Falta de dados e risco de desmatamento
O estudo também avaliou a transparência das marcas de moda em relação às emissões de gases de efeito estufa no Brasil. Mais de 60% das marcas não divulgam inventários completos, que incluem os três principais âmbitos de emissões: escopo 1 – emissões diretas provenientes de fontes próprias ou controladas pela organização (como caldeiras e veículos próprios para transporte); escopo 2 – emissões indiretas da geração de eletricidade, calor, vapor ou refrigeração comprados pela empresa; e escopo 3 – emissões indiretas na cadeia de valor, que engloba fornecedores, transportes realizados por terceiros, uso e descarte de produtos, entre outras fontes que não estão sob propriedade direta da empresa.

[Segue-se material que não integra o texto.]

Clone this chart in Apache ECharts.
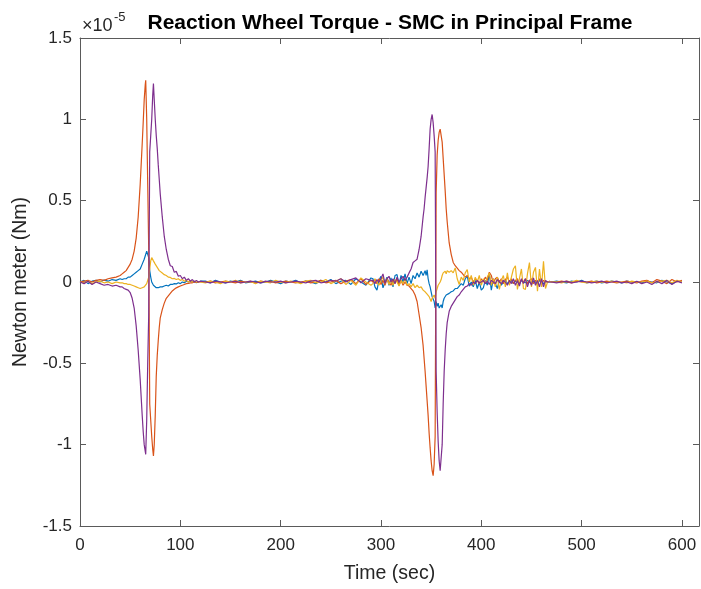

Apenas 37% das marcas reportam o escopo 3 — o mais crítico, uma vez que é responsável por 96% da pegada climática da moda. A ausência desses dados impede a compreensão da verdadeira escala do problema e a responsabilização do setor, na avaliação do estudo.
O índice mostra, ainda, que 80% das marcas não têm compromisso público de desmatamento zero para ao menos uma matéria-prima relevante. Apenas 23% divulgam seus fornecedores de matérias-primas, o que dificulta o rastreamento de cadeias ligadas ao desmatamento no Cerrado e na Amazônia.
“O Brasil é o maior exportador de algodão e um dos três principais de couro cru. A ausência de metas claras para zerar o desmatamento nessas cadeias pode comprometer os compromissos do país”, afirma Luglio.
Apenas 7% das marcas informaram apoio financeiro a ações de mitigação climática.
A reportagem procurou a C&A, que apresentou aumento nas emissões do escopo 3, mas não obteve retorno até o fechamento desta reportagem. O texto será atualizado em caso de futuras manifestações.